The arrival of foreign players such as Amazon and Temu has introduced a new dimension of competition. Amazon’s entry into Sub-Saharan Africa, marked by the launch of its South African site earlier this year, signals a long-term commitment to the region. The platform offers a streamlined shopping experience, including expedited delivery options and competitive pricing. Similarly, Temu, owned by Chinese giant Pinduoduo, has made inroads with its South African launch, leveraging cross-border e-commerce to appeal to cost-sensitive consumers.

These developments underscore Africa’s growing appeal to international e-commerce firms, driven by its expanding consumer base. By 2025, the number of e-commerce users across the continent is projected to reach 519 million, representing a penetration rate of 39.5%. The ubiquity of mobile devices has further accelerated this trend, with mobile commerce dominating markets in Nigeria, Kenya, and Morocco.

Jumia, often hailed as Africa’s answer to Amazon, now faces the daunting task of navigating this competitive landscape while addressing its internal challenges.

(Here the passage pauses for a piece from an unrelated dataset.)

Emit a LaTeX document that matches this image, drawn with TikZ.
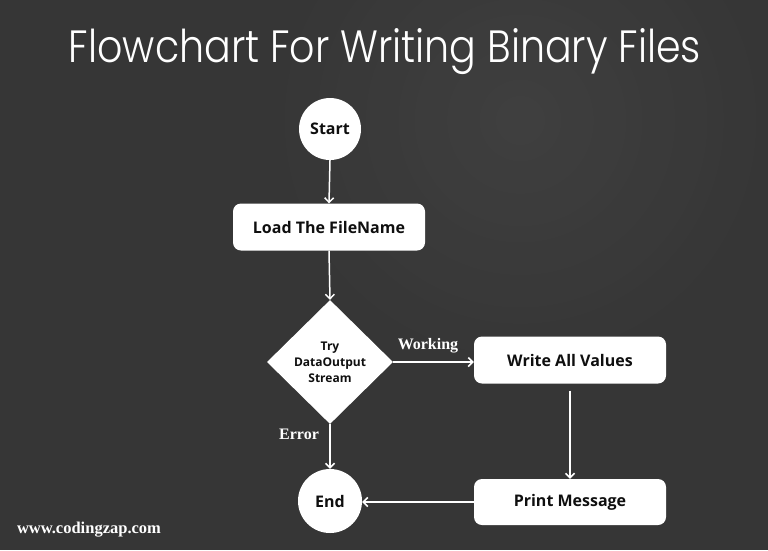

Although the company’s first-mover advantage has cemented its brand recognition, questions persist about its ability to sustain growth against well-capitalised global rivals.

As the African e-commerce sector matures, Jumia’s leaner strategy could prove pivotal. By concentrating on its strongest markets and streamlining operations, the company has an opportunity to leverage its local expertise and extensive network of sellers. However, its success will hinge on its ability to adapt to evolving consumer demands and mitigate the structural barriers that have historically impeded progress.

While foreign entrants bring deep pockets and technological innovation, Jumia’s intimate understanding of Africa’s unique market dynamics remains its competitive edge. Whether this advantage will translate into profitability in the face of formidable international competition remains an open question.